When I was a Quality Analyst at AASHTO re:source, I encountered countless CCRL report findings regarding curing facilities. Since there seems to be a lot of confusion and misunderstanding regarding curing facilities and their requirements, I decided to write an article about them. The intention of this article is to clarify the specifications listed in ASTM C511, Standard Specification for Mixing Rooms, Moist Cabinets, Moist Rooms, and Water Storage Tanks Used in the Testing of Hydraulic Cements and Concretes, and provide tips on achieving conformance to the requirements of the standard. This article is not an exhaustive account for all mix designs, regional specifications, or capabilities of each laboratory. Each laboratory will need to consider the unique requirements of their testing needs when designing and maintaining a curing facility. This article can be utilized as a general guideline for curing materials that include Portland cement concrete, masonry mortar, masonry cement, concrete beams, grout, and hydraulic cement (see Table 1).

Table 1

**Tanks used for the last 20 hours prior to breaking do not need to meet ASTM C511 requirements. The requirements for this soaking period are temperature and the use of calcium hydroxide. No recording thermometer or thermostatic control is required. See ASTM C31 Section for more information. Tanks compliant with C511 will also meet the requirements of C31. 

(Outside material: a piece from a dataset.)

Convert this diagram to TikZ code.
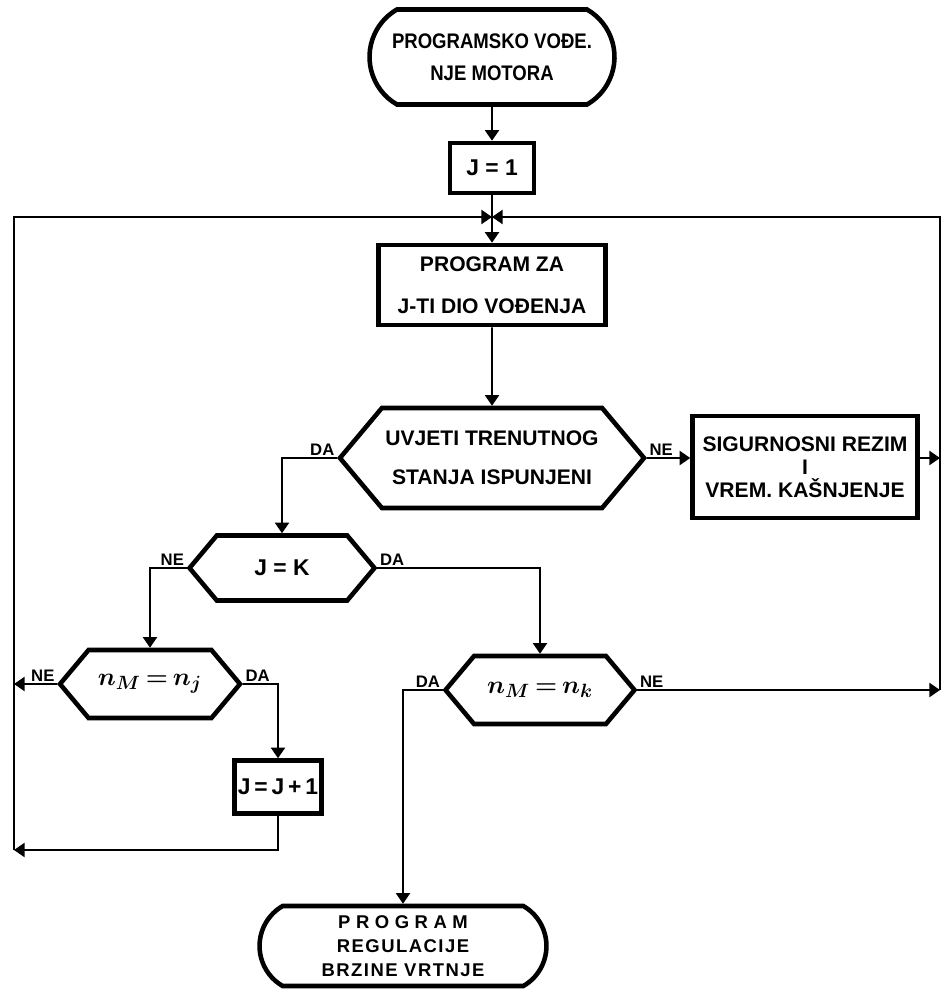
\documentclass[tikz,border=0pt]{standalone}
\usepackage{fontspec}
\setmainfont{Liberation Sans}
\usetikzlibrary{arrows.meta,positioning,shapes.misc,shapes.symbols}

\begin{document}
\begin{tikzpicture}[x=0.02cm,y=-0.02cm,
    >={Triangle[width=8pt,length=6pt]},
    line/.style={line width=1pt},
    arr/.style={line, ->},
    box/.style={draw, line width=2.6pt, align=center, inner sep=2pt,
                font=\bfseries\fontsize{12}{14}\selectfont},
    term/.style={box, rounded rectangle, rounded rectangle arc length=120},
    test/.style={box, signal, signal to=west and east, signal pointer angle=100},
    big/.style={font=\bfseries\fontsize{13}{15}\selectfont},
    eqn/.style={font=\fontsize{15}{17}\selectfont\boldmath},
    lab/.style={font=\bfseries\fontsize{9.5}{11}\selectfont, inner sep=1pt}]
    \useasboundingbox (0,0) rectangle (944,989);

    % Start and initial value
    \node[term, minimum width=4.9cm, minimum height=1.9cm, inner sep=0pt,
          font=\bfseries\fontsize{12}{14}\selectfont\addfontfeature{FakeStretch=0.88}]
          (start) at (492,57)
        {PROGRAMSKO VOĐE.\\[4pt]NJE MOTORA};
    \node[box, big, minimum width=1.68cm, minimum height=1cm] (j1) at (492,168) {J = 1};

    % Main program block
    \node[box, minimum width=4.54cm, minimum height=1.6cm] (prog) at (492,285)
        {PROGRAM ZA\\[10pt]J-TI DIO VOĐENJA};

    % Tests
    \node[test, minimum width=6.04cm, minimum height=2cm] (cond) at (492,458)
        {UVJETI TRENUTNOG\\[8pt]STANJA ISPUNJENI};
    \node[box, minimum width=4.5cm, minimum height=2.04cm] (sig) at (805,467)
        {SIGURNOSNI REZIM\\[-1pt]I\\[-1pt]VREM. KAŠNJENJE};
    \node[test, big, minimum width=3.7cm, minimum height=1.3cm] (jk) at (282,568) {J = K};
    \node[test, eqn, minimum width=3.6cm, minimum height=1.36cm] (nj) at (150,684)
        {$n_M\,{=}\,n_j$};
    \node[box, big, minimum width=1.64cm, minimum height=1.06cm] (inc) at (278,787)
        {J\,=\,J\,+\,1};
    \node[test, eqn, minimum width=3.78cm, minimum height=1.36cm] (nk) at (540,690)
        {$n_M\,{=}\,n_k$};

    % End
    \node[term, minimum width=5.88cm, minimum height=1.6cm,
          font=\bfseries\fontsize{10.5}{13.5}\selectfont] (stop) at (403,946)
        {{\addfontfeature{LetterSpace=30}PROGRAM}\\
         {\addfontfeature{LetterSpace=8}REGULACIJE}\\
         {\addfontfeature{LetterSpace=8}BRZINE VRTNJE}};

    % Loop corners
    \coordinate (jn) at (492,217);
    \coordinate (lt) at (14,217);
    \coordinate (lb) at (14,850);
    \coordinate (rt) at (940,217);
    \coordinate (rb) at (940,690);

    % Connectors
    \draw[arr] (start) -- (j1);
    \draw[arr] (j1) -- (prog);
    \draw[arr] (prog) -- (cond);
    \draw[arr] (lb) -- (lt) -- (jn);
    \draw[arr] (rb) -- (rt) -- (jn);

    \draw[arr] (cond.west) node[lab, above left] {DA} -| (jk.north);
    \draw[arr] (cond.east) node[lab, above right] {NE} -- (cond.east -| sig.west);
    \draw[arr] (sig.east |- cond.east) -- (cond.east -| rt);

    \draw[arr] (jk.west) node[lab, above left] {NE} -| (nj.north);
    \draw[arr] (jk.east) node[lab, above right] {DA} -| (nk.north);

    \draw[arr] (nj.west) node[lab, above left] {NE} -- (nj.west -| lt);
    \draw[arr] (nj.east) node[lab, above right] {DA} -| (inc.north);
    \draw[arr] (inc.south) |- (lb);

    \draw[arr] (nk.west) node[lab, above left] {DA} -| (stop.north);
    \draw[arr] (nk.east) node[lab, above right] {NE} -- (rb);
\end{tikzpicture}
\end{document}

The importance of having a properly functioning curing facility cannot be overstated. Trying to cut corners on curing can produce erroneous test results. The ability of a lab to properly cure and store specimens is vitally important to achieving accurate results on compression tests. Dry conditions, low temperatures, and abundant fresh water (leaching) can all lead to low strength specimens. High temperatures can lead to falsely high strength.

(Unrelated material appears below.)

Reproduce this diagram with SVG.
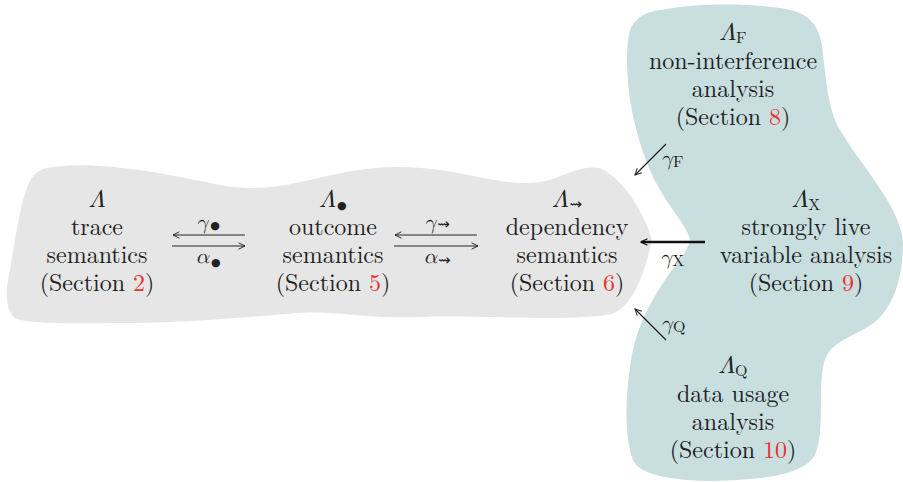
<svg xmlns="http://www.w3.org/2000/svg" width="903" height="482" viewBox="0 0 903 482">
<defs>
<style>
text{font-family:"Latin Modern Roman","Liberation Serif",serif;font-size:24px;fill:#222;text-anchor:middle}
.it{font-family:"Latin Modern Math","DejaVu Serif",serif;font-style:italic}
.lbl{font-size:21px}
.sub{font-size:16px}
.dot{font-family:"DejaVu Sans",sans-serif;font-size:11px}
.sq{font-family:"DejaVu Sans",sans-serif;font-size:15px}
.red{fill:#e8322c}
.ln{stroke:#222;stroke-width:1.2;fill:none}
.th{stroke:#111;stroke-width:2.4;fill:none}
</style>
<marker id="ah" viewBox="0 0 10 10" refX="9" refY="5" markerWidth="8" markerHeight="8" markerUnits="userSpaceOnUse" orient="auto"><path d="M1,1 L9,5 L1,9" fill="none" stroke="#222" stroke-width="1.2"/></marker>
<marker id="ah2" viewBox="0 0 10 10" refX="9" refY="5" markerWidth="8" markerHeight="8" markerUnits="userSpaceOnUse" orient="auto"><path d="M1,1 L9,5 L1,9" fill="none" stroke="#111" stroke-width="1.4"/></marker>
</defs>
<g id="regions">
<path d="M47,168 C90,160 150,170 225,186 C290,196 330,166 400,167 C460,168 490,184 530,183 C560,182 575,164 600,168 C625,180 645,215 652,240 C645,270 635,305 612,314 C570,322 470,315 424,317 C360,319 340,310 297,313 C240,318 170,323 127,323 C80,323 30,325 15,318 C5,310 5,290 10,270 C15,240 20,205 28,185 C33,174 38,170 47,168 Z" fill="#e6e6e6"/>
<path d="M660,10 C690,4 740,2 780,8 C810,12 818,25 822,45 C826,80 828,110 840,130 C860,165 900,205 903,242 C903,275 895,305 875,322 C850,340 828,340 823,367 C818,395 825,430 815,455 C805,472 775,480 710,481 C670,480 640,475 633,460 C625,440 625,400 630,367 C634,335 645,310 665,280 C675,265 688,252 690,240 C688,228 675,215 660,190 C645,165 635,130 630,100 C627,75 625,50 630,30 C635,18 645,12 660,10 Z" fill="#c8dedf"/>
</g>
<g id="connectors">
<line class="ln" x1="245" y1="235" x2="173" y2="235" marker-end="url(#ah)"/>
<line class="ln" x1="172" y1="246" x2="245" y2="246" marker-end="url(#ah)"/>
<line class="ln" x1="477" y1="235" x2="395" y2="235" marker-end="url(#ah)"/>
<line class="ln" x1="394" y1="246" x2="478" y2="246" marker-end="url(#ah)"/>
<line class="th" x1="705" y1="242" x2="641" y2="242" marker-end="url(#ah2)"/>
<line class="ln" x1="666" y1="144" x2="635" y2="175" marker-end="url(#ah)"/>
<line class="ln" x1="666" y1="340" x2="635" y2="309" marker-end="url(#ah)"/>
<text x="208" y="229" class="lbl"><tspan class="it">γ</tspan><tspan class="dot" dx="2">●</tspan></text>
<text x="208" y="263" class="lbl"><tspan class="it">α</tspan><tspan class="dot" dx="2" dy="3">●</tspan></text>
<text x="437" y="229" class="lbl"><tspan class="it">γ</tspan><tspan class="sq" dx="1">⇝</tspan></text>
<text x="437" y="263" class="lbl"><tspan class="it">α</tspan><tspan class="sq" dx="1" dy="2">⇝</tspan></text>
<text x="672" y="165" class="lbl"><tspan class="it">γ</tspan><tspan class="sub" dy="2">F</tspan></text>
<text x="672" y="264" class="lbl"><tspan class="it">γ</tspan><tspan class="sub" dy="2">X</tspan></text>
<text x="673" y="330" class="lbl"><tspan class="it">γ</tspan><tspan class="sub" dy="2">Q</tspan></text>
</g>
<g id="trace">
<text x="97" y="207"><tspan class="it">Λ</tspan></text>
<text x="97" y="235">trace</text>
<text x="97" y="263">semantics</text>
<text x="97" y="291">(Section <tspan class="red">2</tspan>)</text>
</g>
<g id="outcome">
<text x="333" y="207"><tspan class="it">Λ</tspan><tspan class="dot" dx="1" dy="2">●</tspan></text>
<text x="333" y="235">outcome</text>
<text x="333" y="263">semantics</text>
<text x="333" y="291">(Section <tspan class="red">5</tspan>)</text>
</g>
<g id="dependency">
<text x="567" y="207"><tspan class="it">Λ</tspan><tspan class="sq" dx="1" dy="2">⇝</tspan></text>
<text x="567" y="235">dependency</text>
<text x="567" y="263">semantics</text>
<text x="567" y="291">(Section <tspan class="red">6</tspan>)</text>
</g>
<g id="noninterference">
<text x="733" y="40"><tspan class="it">Λ</tspan><tspan class="sub" dy="3">F</tspan></text>
<text x="733" y="69">non-interference</text>
<text x="733" y="97">analysis</text>
<text x="733" y="125">(Section <tspan class="red">8</tspan>)</text>
</g>
<g id="stronglylive">
<text x="806" y="207"><tspan class="it">Λ</tspan><tspan class="sub" dy="3">X</tspan></text>
<text x="806" y="235">strongly live</text>
<text x="806" y="263">variable analysis</text>
<text x="806" y="291">(Section <tspan class="red">9</tspan>)</text>
</g>
<g id="datausage">
<text x="733" y="373"><tspan class="it">Λ</tspan><tspan class="sub" dy="3">Q</tspan></text>
<text x="733" y="402">data usage</text>
<text x="733" y="430">analysis</text>
<text x="733" y="458">(Section <tspan class="red">10</tspan>)</text>
</g>
</svg>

In addition to curing being an important practice, the AASHTO Accreditation Program (AAP) considers related test methods when changes to the accreditation status of ASTM C511 occur. That means that deviating from ASTM C511 and not resolving the issue could result in the suspension or revocation of other associated tests, such as ASTM C31, C39, C78, C109, C780, C1077 (Concrete), and E329 (Concrete).

Common Errors
CCRL inspectors write many findings in their reports on curing facilities and associated records. It’s understandable, since there is no one correct way to design and build a curing facility, and since there’s seemingly an endless pile of records to maintain. Nevertheless, it’s important to make sure facilities are up to snuff and that you understand the documentation requirements. Curing facilities, be they tanks or rooms, require lots of documentation.

Some of the most common errors include:

  • Failing to evaluate records of weekly temperature data
  • Failing to record semi-annual temperature recorder standardizations (every 6 months)
  • The inability to control the temperature (lack of heating/cooling mechanisms)
  • Incomplete or nonexistent maintenance program

Curing Tanks vs. Moist Rooms
The use of curing facilities is required by several ASTM and AASHTO standards. Depending on the type of material you are working with, you should refer to the applicable specification or standard to determine whether you need to maintain tanks or a curing room, or even a tank within a curing room.

If you’ve never seen a curing tank, it’s basically a large, typically oval tank filled with murky lime-saturated water, and hopefully some concrete samples (See Figure 1). If you’ve never seen a curing room/moist room (I will be using the terms interchangeably), it looks like a walk-in refrigerator full of fog. It’s a sealed, usually metal room full of fog and shelves. Curing rooms range in size, and it is recommended that labs install shelving in a configuration convenient to the size and shape of the room.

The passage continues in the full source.